The point is, the backlight only comes on after the pixels are done changing, and turns off when they're about to start changing again.

Not at all. You're still rendering discrete frames: there is zero blur, regardless of what the display is doing. What you may be seeing is some persistence in the display, which is entirely different, and replicated in the eye anyway if response times are fast enough (~20ms or so for high-contrast).
Yes there is zero blur in the rendered image, the blur is added by your eye. Because the eye is tracking in a continuous motion while the object is standing still before jumping to its next location, the object is moving relative to the eye and you get blur, even though the object is on average moving at the same speed as the eye tracks and there shouldn't actually be any blur. In RL, as long as the eye is capable of tracking an object, it will not blur no matter how fast it's moving.
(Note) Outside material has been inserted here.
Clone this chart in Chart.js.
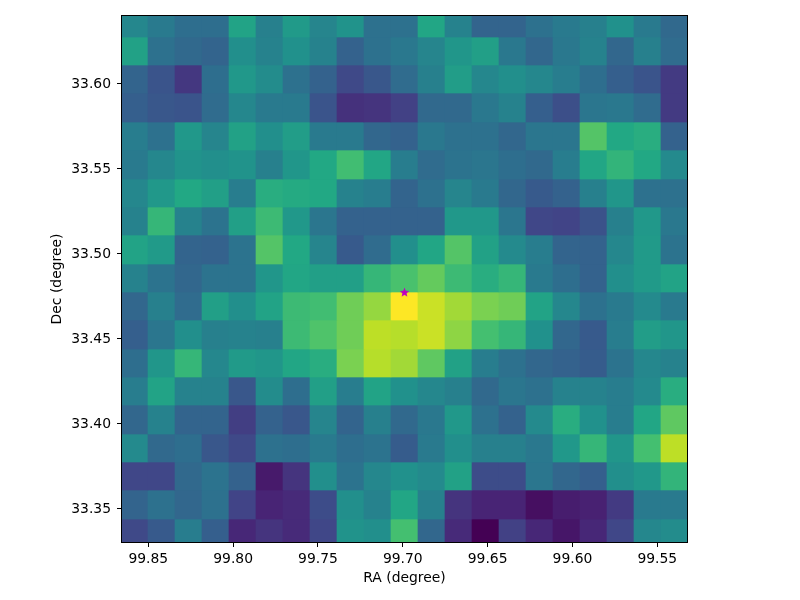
<!DOCTYPE html>
<html>
<head>
<meta charset="utf-8">
<title>RA / Dec map</title>
<style>
	html, body { margin: 0; padding: 0; background: #fff; }
	canvas { display: block; }
</style>
<script src="https://cdn.jsdelivr.net/npm/chart.js@4/dist/chart.umd.js"></script>
</head>
<body>
<canvas id="myChart" width="800" height="600"></canvas>
<script>
// Image values, top row first, on a 0-100 colour scale
const row00 = [46, 41, 36, 36, 58, 43, 54, 45, 51, 37, 37, 59, 44, 32, 32, 37, 41, 43, 50, 41, 34];
const row01 = [57, 37, 34, 32, 49, 44, 50, 44, 31, 37, 40, 45, 52, 56, 40, 33, 40, 44, 33, 43, 35];
const row02 = [32, 26, 16, 36, 53, 48, 37, 31, 22, 27, 35, 43, 55, 46, 49, 46, 42, 36, 30, 26, 17];
const row03 = [30, 27, 26, 35, 46, 41, 41, 26, 14, 15, 19, 34, 34, 40, 44, 30, 24, 39, 40, 35, 17];
const row04 = [42, 37, 53, 45, 57, 49, 55, 41, 41, 33, 31, 40, 37, 37, 33, 39, 39, 73, 60, 62, 31];
const row05 = [41, 46, 51, 49, 51, 43, 52, 60, 69, 59, 42, 35, 38, 39, 36, 34, 42, 59, 65, 60, 47];
const row06 = [46, 53, 60, 56, 42, 62, 61, 60, 44, 42, 32, 37, 45, 41, 33, 28, 31, 43, 52, 37, 37];
const row07 = [44, 66, 44, 38, 56, 68, 53, 39, 31, 31, 31, 31, 53, 53, 39, 21, 20, 25, 43, 53, 40];
const row08 = [58, 54, 32, 31, 38, 73, 60, 45, 28, 35, 49, 59, 73, 57, 47, 42, 32, 31, 46, 54, 38];
const row09 = [44, 38, 33, 38, 38, 52, 59, 56, 56, 66, 71, 76, 68, 62, 66, 41, 36, 31, 49, 54, 58];
const row10 = [33, 43, 35, 56, 49, 58, 68, 69, 78, 84, 100, 92, 86, 80, 78, 58, 46, 37, 41, 47, 41];
const row11 = [30, 39, 49, 43, 44, 43, 68, 72, 78, 90, 89, 92, 83, 70, 66, 50, 33, 28, 42, 55, 52];
const row12 = [36, 52, 66, 46, 54, 52, 59, 62, 80, 89, 86, 75, 57, 42, 37, 33, 31, 29, 38, 46, 44];
const row13 = [42, 58, 44, 44, 27, 48, 36, 56, 42, 58, 50, 46, 43, 34, 39, 37, 44, 44, 42, 47, 62];
const row14 = [33, 44, 32, 32, 18, 31, 27, 45, 32, 43, 34, 40, 53, 37, 31, 47, 62, 50, 42, 59, 75];
const row15 = [47, 34, 36, 27, 22, 37, 36, 41, 36, 38, 29, 41, 49, 43, 43, 40, 53, 66, 52, 70, 90];
const row16 = [21, 21, 34, 38, 31, 7, 15, 49, 38, 46, 50, 47, 57, 23, 23, 39, 33, 30, 49, 53, 65];
const row17 = [32, 37, 33, 37, 20, 10, 12, 23, 49, 44, 59, 43, 15, 10, 10, 4, 8, 9, 17, 41, 41];
const row18 = [22, 28, 42, 30, 11, 15, 12, 21, 51, 49, 70, 33, 12, 0, 19, 11, 6, 11, 21, 46, 48];
const rows = [row00, row01, row02, row03, row04, row05, row06, row07, row08, row09,
	row10, row11, row12, row13, row14, row15, row16, row17, row18];

// Cell borders in Dec, top to bottom
const decEdges = [33.6403, 33.627359, 33.610888, 33.594418, 33.577359, 33.560888, 33.543829,
	33.527359, 33.510888, 33.493829, 33.477359, 33.460888, 33.443829, 33.427359, 33.410888,
	33.393829, 33.377359, 33.360888, 33.343829, 33.3303];

// Centre of the first column and column width in RA
const raFirst = 99.858133;
const raStep = 0.015913;

const raTicks = [99.85, 99.80, 99.75, 99.70, 99.65, 99.60, 99.55];
const decTicks = [33.35, 33.40, 33.45, 33.50, 33.55, 33.60];

const starRa = [99.699];
const starDec = [33.477];

const viridis = ["#440154", "#482475", "#414487", "#355f8d", "#2a788e", "#21918c",
	"#22a884", "#44bf70", "#7ad151", "#bddf26", "#fde725"];

function hexToRgb(hex) {
	return [1, 3, 5].map(i => parseInt(hex.substr(i, 2), 16));
}

function colorFor(value) {
	let pos = value / 10;
	let i = Math.min(Math.floor(pos), viridis.length - 2);
	let a = hexToRgb(viridis[i]);
	let b = hexToRgb(viridis[i + 1]);
	let mix = a.map((c, k) => Math.round(c + (b[k] - c) * (pos - i)));
	return "rgb(" + mix.join(",") + ")";
}

// Chart.js "star" is only crossed lines, so make a 5 point one for the marker
function makeStar() {
	let c = document.createElement("canvas");
	c.width = 11;
	c.height = 11;
	let ctx = c.getContext("2d");
	ctx.fillStyle = "#bf00bf";
	ctx.beginPath();
	for (let i = 0; i < 10; i++) {
		let r = i % 2 == 0 ? 4.9 : 2.2;
		let ang = -Math.PI / 2 + i * Math.PI / 5;
		ctx.lineTo(5.5 + r * Math.cos(ang), 5.5 + r * Math.sin(ang));
	}
	ctx.closePath();
	ctx.fill();
	return c;
}

let datasets = rows.map((row, r) => ({
	type: "bar",
	data: row.map((v, i) => ({ x: raFirst - i * raStep, y: [decEdges[r + 1], decEdges[r]] })),
	backgroundColor: row.map(colorFor),
	borderWidth: 0,
	grouped: false,
	barPercentage: 1,
	categoryPercentage: 1,
	order: 2
}));

datasets.push({
	type: "scatter",
	data: starRa.map((ra, i) => ({ x: ra, y: starDec[i] })),
	pointStyle: makeStar(),
	order: 1
});

// Box around the plot, the axes only give the left and bottom sides
const frame = {
	id: "frame",
	afterDraw(chart) {
		let a = chart.chartArea;
		let ctx = chart.ctx;
		ctx.save();
		ctx.strokeStyle = "#000";
		ctx.lineWidth = 1;
		ctx.strokeRect(a.left - 0.5, a.top - 0.5, a.right - a.left + 1, a.bottom - a.top + 1);
		ctx.restore();
	}
};

const tickFont = { family: "DejaVu Sans", size: 13.9 };

new Chart(document.getElementById("myChart"), {
	type: "bar",
	data: { datasets: datasets },
	plugins: [frame],
	options: {
		responsive: false,
		animation: false,
		layout: { padding: { top: 16, right: 113, left: 0, bottom: 0 } },
		plugins: { legend: { display: false }, tooltip: { enabled: false } },
		scales: {
			x: {
				type: "linear",
				reverse: true,
				offset: false,
				min: 99.5325,
				max: 99.8655,
				afterBuildTicks: s => { s.ticks = raTicks.map(v => ({ value: v })); },
				afterFit: s => { s.height = 58; },
				grid: { offset: false, drawOnChartArea: false, tickLength: 5, tickColor: "#000" },
				border: { color: "#000" },
				ticks: {
					color: "#000",
					font: tickFont,
					padding: 4,
					maxRotation: 0,
					callback: v => v.toFixed(2)
				},
				title: { display: true, text: "RA (degree)", color: "#000", font: tickFont, padding: { top: 2, bottom: 13 } }
			},
			y: {
				type: "linear",
				min: 33.3303,
				max: 33.639712,
				afterBuildTicks: s => { s.ticks = decTicks.map(v => ({ value: v })); },
				afterFit: s => { s.width = 122; },
				grid: { drawOnChartArea: false, tickLength: 5, tickColor: "#000" },
				border: { color: "#000" },
				ticks: {
					color: "#000",
					font: tickFont,
					padding: 6,
					labelOffset: 1,
					callback: v => v.toFixed(2)
				},
				title: { display: true, text: "Dec (degree)", color: "#000", font: tickFont, padding: { top: 49, bottom: 2 } }
			}
		}
	}
});
</script>
</body>
</html>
Also, could you actually bother to read my explanation for the phenomenon? I actually backed up my statement, but you cut that away when you responded. It's of course OK to do that to save space, but you apparently have responded to your cutdown version of my statement, totally ignoring the explanation i gave. This phenomenon is not something I've made up, it's well known among film directors among others...

Could, but don't. It'd be fantastic as a rendertarget for HDR rendering, but I have yet to see anybody do that.
Yes, I know they don't, I was only correcting his statement that it would not be possible because of the lost destination alpha bits. And I disagree that it'd be a fantastic as a rendertarget for HDR rendering, the format being discussed here is only fx10.
 
First of all, I misspoke, I meant that 10-10-10-2 would be fantastic as a rendertarget for the tonemapping pass for HDR rendering (i.e. use FP16 for normal rendering, then 10-10-10-2 for output to the display). Sorry about that.

Secondly, I did read your explaination, and I contest it. Besides, I have another counter argument:

In order for the blanking to work in an LCD, you'd need to have refresh rates higher than the 60Hz they currently operate at (at least 85Hz), which is not only technically challenging to do in terms of display reponse time, but there may also be issues with DVI bandwidth.